McNamara and Coopersmith were part of the Washington contingent at the reception. Others among them were Reagan friend Robert Keith Gary, Jack and Bonita Wrather, Sen. Larry Pressler (R.-S.D.) and British Ambassador Sir Nicholas Henderson.

The prince certainly appeared to be in a good mood. He moved slowly up and down a narrow red carpet in a reception hall at Lincoln Center, shaking hands and having a pleasant word for everyone. Rich and famous New Yorkers, often a blase lot when it comes to other rich and famous, were just slightly more subdued than a fanatic fan club.

"Delicious," Elizabeth Rohatyn, wife of Felix, said of the prince.

"Well, we have our royalty," said Felix Rohatyn. "Ed Koch, Meade Esposito . . .

"I just finished a biography of you," said Christina Malkemus, a lawyer from Boston, to Charles. "Your accomplishments are remarkable."

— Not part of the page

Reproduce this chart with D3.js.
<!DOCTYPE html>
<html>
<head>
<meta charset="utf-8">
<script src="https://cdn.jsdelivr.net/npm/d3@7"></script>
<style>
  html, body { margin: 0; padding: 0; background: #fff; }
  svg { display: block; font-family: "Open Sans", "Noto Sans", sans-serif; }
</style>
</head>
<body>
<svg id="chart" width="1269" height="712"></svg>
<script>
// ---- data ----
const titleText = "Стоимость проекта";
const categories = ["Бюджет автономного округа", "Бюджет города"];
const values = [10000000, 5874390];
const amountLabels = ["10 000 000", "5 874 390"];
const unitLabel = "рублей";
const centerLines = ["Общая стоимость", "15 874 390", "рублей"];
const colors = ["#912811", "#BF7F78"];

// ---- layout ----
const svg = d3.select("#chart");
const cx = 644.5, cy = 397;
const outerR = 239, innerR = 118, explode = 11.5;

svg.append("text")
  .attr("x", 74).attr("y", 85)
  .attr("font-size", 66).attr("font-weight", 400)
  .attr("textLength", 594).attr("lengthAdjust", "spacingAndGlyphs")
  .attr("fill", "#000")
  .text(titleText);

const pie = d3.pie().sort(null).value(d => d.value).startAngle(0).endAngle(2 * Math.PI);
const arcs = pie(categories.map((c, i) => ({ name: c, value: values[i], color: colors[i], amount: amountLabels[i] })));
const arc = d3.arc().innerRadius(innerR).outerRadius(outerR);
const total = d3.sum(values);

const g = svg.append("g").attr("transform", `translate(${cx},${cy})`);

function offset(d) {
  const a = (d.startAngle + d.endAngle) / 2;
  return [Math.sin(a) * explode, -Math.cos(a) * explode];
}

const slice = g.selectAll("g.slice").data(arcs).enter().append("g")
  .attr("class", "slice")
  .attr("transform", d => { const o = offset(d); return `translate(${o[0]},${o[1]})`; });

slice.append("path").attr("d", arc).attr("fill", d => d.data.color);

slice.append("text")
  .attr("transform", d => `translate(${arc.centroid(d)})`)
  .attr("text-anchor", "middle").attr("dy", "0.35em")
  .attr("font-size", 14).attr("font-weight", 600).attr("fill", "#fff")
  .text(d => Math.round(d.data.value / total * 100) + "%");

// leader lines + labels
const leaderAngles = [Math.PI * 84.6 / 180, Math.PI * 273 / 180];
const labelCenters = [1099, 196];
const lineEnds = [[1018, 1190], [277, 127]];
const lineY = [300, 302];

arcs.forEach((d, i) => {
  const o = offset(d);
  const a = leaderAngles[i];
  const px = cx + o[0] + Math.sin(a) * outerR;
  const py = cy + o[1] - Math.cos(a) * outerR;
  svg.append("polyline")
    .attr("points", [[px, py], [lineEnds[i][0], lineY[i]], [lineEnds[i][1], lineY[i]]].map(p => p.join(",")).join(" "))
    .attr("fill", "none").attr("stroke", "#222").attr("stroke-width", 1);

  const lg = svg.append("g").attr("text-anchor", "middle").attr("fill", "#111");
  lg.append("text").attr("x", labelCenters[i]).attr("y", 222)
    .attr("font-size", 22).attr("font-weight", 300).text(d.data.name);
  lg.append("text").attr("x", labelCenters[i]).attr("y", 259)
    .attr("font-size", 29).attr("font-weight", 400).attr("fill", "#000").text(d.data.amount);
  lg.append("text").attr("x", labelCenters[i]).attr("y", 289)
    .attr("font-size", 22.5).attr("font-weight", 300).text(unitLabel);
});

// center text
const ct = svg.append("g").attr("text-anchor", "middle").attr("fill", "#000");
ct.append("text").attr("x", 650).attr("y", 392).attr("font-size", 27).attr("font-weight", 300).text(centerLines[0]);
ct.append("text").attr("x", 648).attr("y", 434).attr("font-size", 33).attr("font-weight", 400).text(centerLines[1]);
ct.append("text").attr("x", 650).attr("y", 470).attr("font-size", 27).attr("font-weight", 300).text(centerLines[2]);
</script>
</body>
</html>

"It's all rubbish," laughed the prince.

"I'm going to send you Aramis," Estee Lauder said to him.

"For me?" Charles responded.

"Very nice skin," Lauder said in an aside as he moved on.

After the performance, there was a dinner dance in a huge tent put up in Damrosch Park. Lester Lanin's Orchestra played a Welsh jig as the prince and Nancy Reagan arrived, side by side. They ate at the head table and were absorbed in their own conversation.

After the dessert of blueberries, raspberries and strawberries, the prince and Nancy Reagan had one dance on the parquet floor. Then he told her good night and, the first lady departed, he turned his attention to the younger women. First he danced with a friend from England and then a second young woman actually went up and asked him to dance.

He obliged, first to "Bad, Bad Leroy Brown" and then "YMCA" -- authentic disco. The prince wasn't bad.

Then he left, and to finish off the evening in a grand way, Elizabeth Taylor arrived. It was close to 1 a.m. but she was straight from her show "The Little Foxes" and sitting regally at her table, rubies clustered around her throat. She had spoken to both the prince and Nancy Reagan on their way out. "He reminded me of the last time we saw each other," she said. "It was in the south of France."